Testing was conducted at Mcity’s urban environment in Ann Arbor, as well as the highway test track at the American Center for Mobility in Ypsilanti.

Haojie Zhu, a civil engineering PhD student, prepares for a test run of one of the autonomous vehicles at Mcity. Photo: Brenda Ahearn/Michigan Engineering

Launched in 2015, Mcity, was the world’s first purpose-built test environment for connected and autonomous vehicles. With new support from the National Science Foundation, outside researchers will soon be able to run remote, mixed reality tests using both the simulation and physical test track, similar to those reported in this study.
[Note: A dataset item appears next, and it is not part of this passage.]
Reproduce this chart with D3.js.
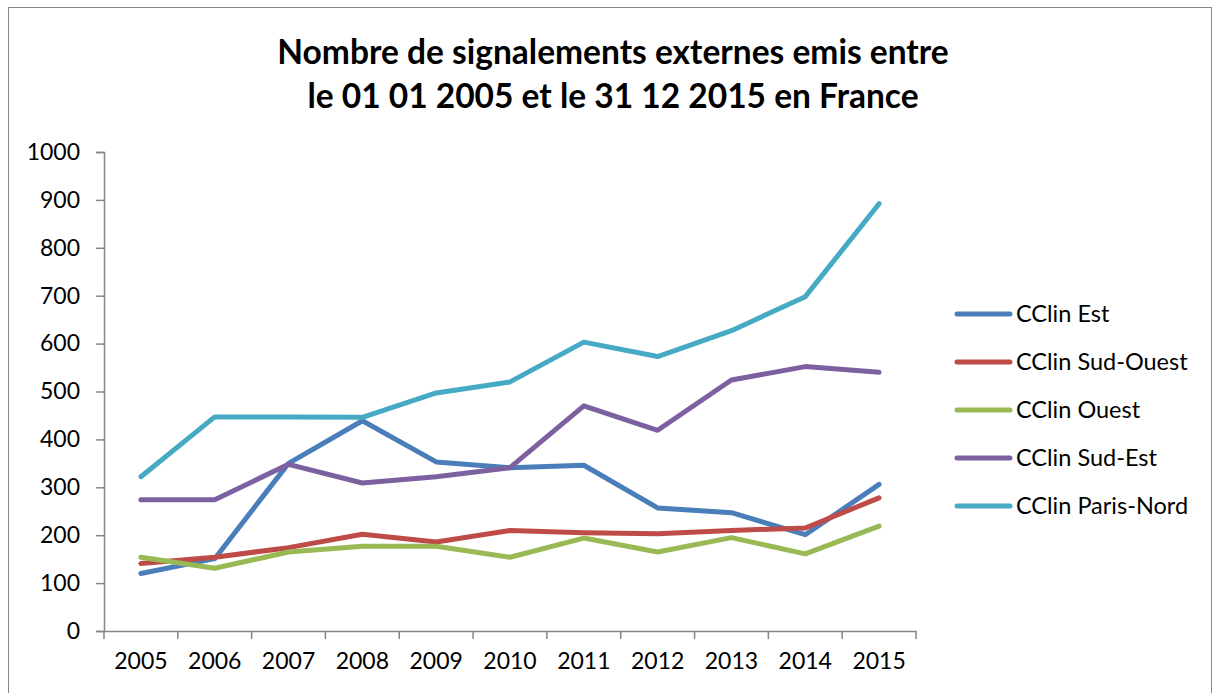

Real-world data sets that support Mcity simulations are collected from smart intersections in Ann Arbor and Detroit, with more intersections to be equipped. Each intersection is fitted with privacy-preserving sensors to capture and categorize each road user, identifying its speed and direction. The research was funded by the Center for Connected and Automated Transportation and the National Science Foundation.